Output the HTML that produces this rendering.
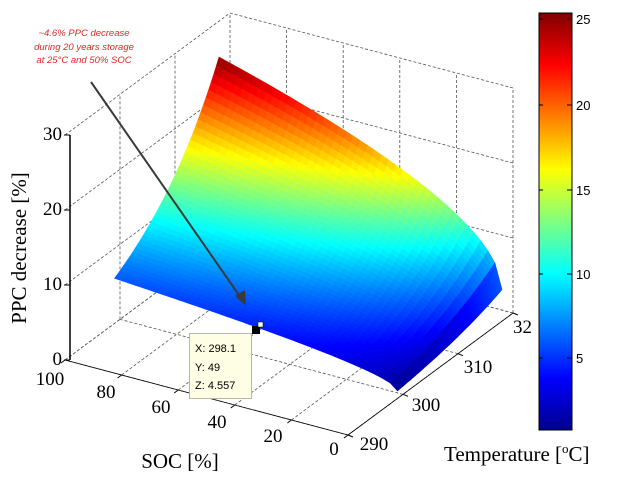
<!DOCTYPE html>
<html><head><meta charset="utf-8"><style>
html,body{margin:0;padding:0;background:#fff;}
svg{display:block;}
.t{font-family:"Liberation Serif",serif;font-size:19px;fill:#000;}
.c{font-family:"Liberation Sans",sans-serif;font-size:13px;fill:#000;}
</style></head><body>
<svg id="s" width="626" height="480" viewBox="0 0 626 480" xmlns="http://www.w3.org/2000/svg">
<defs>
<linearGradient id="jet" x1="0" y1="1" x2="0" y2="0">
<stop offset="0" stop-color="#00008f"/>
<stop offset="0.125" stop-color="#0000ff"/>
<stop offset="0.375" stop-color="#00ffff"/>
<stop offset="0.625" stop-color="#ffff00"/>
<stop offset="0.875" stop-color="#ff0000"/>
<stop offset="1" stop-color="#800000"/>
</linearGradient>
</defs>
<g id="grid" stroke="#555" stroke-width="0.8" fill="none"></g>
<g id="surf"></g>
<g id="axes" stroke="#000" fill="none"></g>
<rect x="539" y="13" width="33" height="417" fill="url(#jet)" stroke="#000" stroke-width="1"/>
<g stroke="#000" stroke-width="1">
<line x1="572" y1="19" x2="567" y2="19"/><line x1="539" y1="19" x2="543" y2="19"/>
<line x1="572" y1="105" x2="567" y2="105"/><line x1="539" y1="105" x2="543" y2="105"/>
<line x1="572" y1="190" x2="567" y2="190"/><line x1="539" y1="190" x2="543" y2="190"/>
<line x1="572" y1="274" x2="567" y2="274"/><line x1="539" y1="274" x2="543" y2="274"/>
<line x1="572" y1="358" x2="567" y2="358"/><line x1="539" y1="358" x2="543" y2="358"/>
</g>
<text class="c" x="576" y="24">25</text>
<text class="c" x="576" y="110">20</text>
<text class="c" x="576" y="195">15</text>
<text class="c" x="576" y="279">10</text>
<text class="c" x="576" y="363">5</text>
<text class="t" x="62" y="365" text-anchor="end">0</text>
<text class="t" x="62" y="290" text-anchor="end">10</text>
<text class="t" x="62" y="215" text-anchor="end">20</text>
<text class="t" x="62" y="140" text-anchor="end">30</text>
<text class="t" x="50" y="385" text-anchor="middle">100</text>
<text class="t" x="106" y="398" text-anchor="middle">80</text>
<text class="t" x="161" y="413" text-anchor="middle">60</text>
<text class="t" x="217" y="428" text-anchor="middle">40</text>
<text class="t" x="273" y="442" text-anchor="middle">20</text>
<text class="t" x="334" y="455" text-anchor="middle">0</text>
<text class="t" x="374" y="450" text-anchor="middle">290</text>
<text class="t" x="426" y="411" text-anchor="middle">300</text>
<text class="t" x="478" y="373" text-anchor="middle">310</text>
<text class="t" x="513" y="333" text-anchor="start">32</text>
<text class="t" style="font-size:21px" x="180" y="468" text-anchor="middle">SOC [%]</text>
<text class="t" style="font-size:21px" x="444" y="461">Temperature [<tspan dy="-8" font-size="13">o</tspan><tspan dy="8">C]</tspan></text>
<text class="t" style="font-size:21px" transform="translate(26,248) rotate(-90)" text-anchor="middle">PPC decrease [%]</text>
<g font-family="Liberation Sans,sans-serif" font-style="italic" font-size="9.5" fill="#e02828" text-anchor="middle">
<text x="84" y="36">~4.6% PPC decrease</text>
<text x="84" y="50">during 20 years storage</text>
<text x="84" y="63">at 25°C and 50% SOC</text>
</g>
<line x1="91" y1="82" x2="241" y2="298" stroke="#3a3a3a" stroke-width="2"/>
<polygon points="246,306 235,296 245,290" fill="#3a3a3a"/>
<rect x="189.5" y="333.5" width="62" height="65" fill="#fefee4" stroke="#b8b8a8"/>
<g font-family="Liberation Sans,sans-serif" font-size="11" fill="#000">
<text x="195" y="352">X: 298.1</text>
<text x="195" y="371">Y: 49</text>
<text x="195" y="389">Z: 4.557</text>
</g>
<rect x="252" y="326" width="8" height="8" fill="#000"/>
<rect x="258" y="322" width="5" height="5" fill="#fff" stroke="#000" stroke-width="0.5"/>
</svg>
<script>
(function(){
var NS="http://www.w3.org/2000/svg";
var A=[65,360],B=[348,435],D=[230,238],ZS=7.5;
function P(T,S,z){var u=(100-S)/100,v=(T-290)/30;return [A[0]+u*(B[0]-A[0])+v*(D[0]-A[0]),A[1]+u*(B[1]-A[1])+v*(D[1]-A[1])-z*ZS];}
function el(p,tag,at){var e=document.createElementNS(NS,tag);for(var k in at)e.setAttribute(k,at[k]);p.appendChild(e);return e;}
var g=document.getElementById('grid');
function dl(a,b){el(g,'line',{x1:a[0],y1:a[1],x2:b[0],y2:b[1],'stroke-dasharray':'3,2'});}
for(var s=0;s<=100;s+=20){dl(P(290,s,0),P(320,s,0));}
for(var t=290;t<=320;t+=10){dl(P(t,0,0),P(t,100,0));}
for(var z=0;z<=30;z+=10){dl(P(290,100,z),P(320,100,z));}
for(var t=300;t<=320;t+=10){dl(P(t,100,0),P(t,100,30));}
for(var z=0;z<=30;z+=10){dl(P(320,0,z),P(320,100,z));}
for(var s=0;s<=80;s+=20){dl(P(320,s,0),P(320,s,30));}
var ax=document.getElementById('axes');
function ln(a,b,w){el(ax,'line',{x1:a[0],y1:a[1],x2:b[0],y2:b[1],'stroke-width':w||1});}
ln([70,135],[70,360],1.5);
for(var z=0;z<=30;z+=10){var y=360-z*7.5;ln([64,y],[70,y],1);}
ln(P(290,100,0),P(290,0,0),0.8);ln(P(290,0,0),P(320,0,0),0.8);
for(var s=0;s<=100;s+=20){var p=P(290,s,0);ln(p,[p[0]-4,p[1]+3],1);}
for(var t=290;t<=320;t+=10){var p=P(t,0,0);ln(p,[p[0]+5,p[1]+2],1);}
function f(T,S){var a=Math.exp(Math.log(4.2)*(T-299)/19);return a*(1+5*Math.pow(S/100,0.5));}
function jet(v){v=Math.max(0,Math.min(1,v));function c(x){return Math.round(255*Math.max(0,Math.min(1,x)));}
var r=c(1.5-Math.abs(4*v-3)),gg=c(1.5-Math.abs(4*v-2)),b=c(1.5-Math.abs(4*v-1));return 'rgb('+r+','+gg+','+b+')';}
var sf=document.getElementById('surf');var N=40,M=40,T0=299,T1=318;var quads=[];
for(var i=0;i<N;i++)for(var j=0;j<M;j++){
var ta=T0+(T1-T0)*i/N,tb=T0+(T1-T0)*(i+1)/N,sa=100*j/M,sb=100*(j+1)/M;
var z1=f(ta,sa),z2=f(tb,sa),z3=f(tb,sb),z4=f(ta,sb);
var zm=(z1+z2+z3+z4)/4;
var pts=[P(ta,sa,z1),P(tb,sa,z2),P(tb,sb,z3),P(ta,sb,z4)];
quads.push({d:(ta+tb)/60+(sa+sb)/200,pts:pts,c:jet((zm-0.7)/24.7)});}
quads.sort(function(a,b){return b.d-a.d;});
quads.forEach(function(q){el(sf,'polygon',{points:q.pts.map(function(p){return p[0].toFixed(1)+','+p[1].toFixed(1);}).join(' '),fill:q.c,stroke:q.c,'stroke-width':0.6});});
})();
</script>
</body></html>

□ □ □ □

## Aim of the exercise
Transcribe the preceding listing in its entirety and with exact wording, leaving out pictures.

## Output of the exercise
Output the HTML that produces this rendering.
<!DOCTYPE html>
<html><head><meta charset="utf-8"><style>
html,body{margin:0;padding:0;background:#fff;}
svg{display:block;}
.t{font-family:"Liberation Serif",serif;font-size:19px;fill:#000;}
.c{font-family:"Liberation Sans",sans-serif;font-size:13px;fill:#000;}
</style></head><body>
<svg id="s" width="626" height="480" viewBox="0 0 626 480" xmlns="http://www.w3.org/2000/svg">
<defs>
<linearGradient id="jet" x1="0" y1="1" x2="0" y2="0">
<stop offset="0" stop-color="#00008f"/>
<stop offset="0.125" stop-color="#0000ff"/>
<stop offset="0.375" stop-color="#00ffff"/>
<stop offset="0.625" stop-color="#ffff00"/>
<stop offset="0.875" stop-color="#ff0000"/>
<stop offset="1" stop-color="#800000"/>
</linearGradient>
</defs>
<g id="grid" stroke="#555" stroke-width="0.8" fill="none"></g>
<g id="surf"></g>
<g id="axes" stroke="#000" fill="none"></g>
<rect x="539" y="13" width="33" height="417" fill="url(#jet)" stroke="#000" stroke-width="1"/>
<g stroke="#000" stroke-width="1">
<line x1="572" y1="19" x2="567" y2="19"/><line x1="539" y1="19" x2="543" y2="19"/>
<line x1="572" y1="105" x2="567" y2="105"/><line x1="539" y1="105" x2="543" y2="105"/>
<line x1="572" y1="190" x2="567" y2="190"/><line x1="539" y1="190" x2="543" y2="190"/>
<line x1="572" y1="274" x2="567" y2="274"/><line x1="539" y1="274" x2="543" y2="274"/>
<line x1="572" y1="358" x2="567" y2="358"/><line x1="539" y1="358" x2="543" y2="358"/>
</g>
<text class="c" x="576" y="24">25</text>
<text class="c" x="576" y="110">20</text>
<text class="c" x="576" y="195">15</text>
<text class="c" x="576" y="279">10</text>
<text class="c" x="576" y="363">5</text>
<text class="t" x="62" y="365" text-anchor="end">0</text>
<text class="t" x="62" y="290" text-anchor="end">10</text>
<text class="t" x="62" y="215" text-anchor="end">20</text>
<text class="t" x="62" y="140" text-anchor="end">30</text>
<text class="t" x="50" y="385" text-anchor="middle">100</text>
<text class="t" x="106" y="398" text-anchor="middle">80</text>
<text class="t" x="161" y="413" text-anchor="middle">60</text>
<text class="t" x="217" y="428" text-anchor="middle">40</text>
<text class="t" x="273" y="442" text-anchor="middle">20</text>
<text class="t" x="334" y="455" text-anchor="middle">0</text>
<text class="t" x="374" y="450" text-anchor="middle">290</text>
<text class="t" x="426" y="411" text-anchor="middle">300</text>
<text class="t" x="478" y="373" text-anchor="middle">310</text>
<text class="t" x="513" y="333" text-anchor="start">32</text>
<text class="t" style="font-size:21px" x="180" y="468" text-anchor="middle">SOC [%]</text>
<text class="t" style="font-size:21px" x="444" y="461">Temperature [<tspan dy="-8" font-size="13">o</tspan><tspan dy="8">C]</tspan></text>
<text class="t" style="font-size:21px" transform="translate(26,248) rotate(-90)" text-anchor="middle">PPC decrease [%]</text>
<g font-family="Liberation Sans,sans-serif" font-style="italic" font-size="9.5" fill="#e02828" text-anchor="middle">
<text x="84" y="36">~4.6% PPC decrease</text>
<text x="84" y="50">during 20 years storage</text>
<text x="84" y="63">at 25°C and 50% SOC</text>
</g>
<line x1="91" y1="82" x2="241" y2="298" stroke="#3a3a3a" stroke-width="2"/>
<polygon points="246,306 235,296 245,290" fill="#3a3a3a"/>
<rect x="189.5" y="333.5" width="62" height="65" fill="#fefee4" stroke="#b8b8a8"/>
<g font-family="Liberation Sans,sans-serif" font-size="11" fill="#000">
<text x="195" y="352">X: 298.1</text>
<text x="195" y="371">Y: 49</text>
<text x="195" y="389">Z: 4.557</text>
</g>
<rect x="252" y="326" width="8" height="8" fill="#000"/>
<rect x="258" y="322" width="5" height="5" fill="#fff" stroke="#000" stroke-width="0.5"/>
</svg>
<script>
(function(){
var NS="http://www.w3.org/2000/svg";
var A=[65,360],B=[348,435],D=[230,238],ZS=7.5;
function P(T,S,z){var u=(100-S)/100,v=(T-290)/30;return [A[0]+u*(B[0]-A[0])+v*(D[0]-A[0]),A[1]+u*(B[1]-A[1])+v*(D[1]-A[1])-z*ZS];}
function el(p,tag,at){var e=document.createElementNS(NS,tag);for(var k in at)e.setAttribute(k,at[k]);p.appendChild(e);return e;}
var g=document.getElementById('grid');
function dl(a,b){el(g,'line',{x1:a[0],y1:a[1],x2:b[0],y2:b[1],'stroke-dasharray':'3,2'});}
for(var s=0;s<=100;s+=20){dl(P(290,s,0),P(320,s,0));}
for(var t=290;t<=320;t+=10){dl(P(t,0,0),P(t,100,0));}
for(var z=0;z<=30;z+=10){dl(P(290,100,z),P(320,100,z));}
for(var t=300;t<=320;t+=10){dl(P(t,100,0),P(t,100,30));}
for(var z=0;z<=30;z+=10){dl(P(320,0,z),P(320,100,z));}
for(var s=0;s<=80;s+=20){dl(P(320,s,0),P(320,s,30));}
var ax=document.getElementById('axes');
function ln(a,b,w){el(ax,'line',{x1:a[0],y1:a[1],x2:b[0],y2:b[1],'stroke-width':w||1});}
ln([70,135],[70,360],1.5);
for(var z=0;z<=30;z+=10){var y=360-z*7.5;ln([64,y],[70,y],1);}
ln(P(290,100,0),P(290,0,0),0.8);ln(P(290,0,0),P(320,0,0),0.8);
for(var s=0;s<=100;s+=20){var p=P(290,s,0);ln(p,[p[0]-4,p[1]+3],1);}
for(var t=290;t<=320;t+=10){var p=P(t,0,0);ln(p,[p[0]+5,p[1]+2],1);}
function f(T,S){var a=Math.exp(Math.log(4.2)*(T-299)/19);return a*(1+5*Math.pow(S/100,0.5));}
function jet(v){v=Math.max(0,Math.min(1,v));function c(x){return Math.round(255*Math.max(0,Math.min(1,x)));}
var r=c(1.5-Math.abs(4*v-3)),gg=c(1.5-Math.abs(4*v-2)),b=c(1.5-Math.abs(4*v-1));return 'rgb('+r+','+gg+','+b+')';}
var sf=document.getElementById('surf');var N=40,M=40,T0=299,T1=318;var quads=[];
for(var i=0;i<N;i++)for(var j=0;j<M;j++){
var ta=T0+(T1-T0)*i/N,tb=T0+(T1-T0)*(i+1)/N,sa=100*j/M,sb=100*(j+1)/M;
var z1=f(ta,sa),z2=f(tb,sa),z3=f(tb,sb),z4=f(ta,sb);
var zm=(z1+z2+z3+z4)/4;
var pts=[P(ta,sa,z1),P(tb,sa,z2),P(tb,sb,z3),P(ta,sb,z4)];
quads.push({d:(ta+tb)/60+(sa+sb)/200,pts:pts,c:jet((zm-0.7)/24.7)});}
quads.sort(function(a,b){return b.d-a.d;});
quads.forEach(function(q){el(sf,'polygon',{points:q.pts.map(function(p){return p[0].toFixed(1)+','+p[1].toFixed(1);}).join(' '),fill:q.c,stroke:q.c,'stroke-width':0.6});});
})();
</script>
</body></html>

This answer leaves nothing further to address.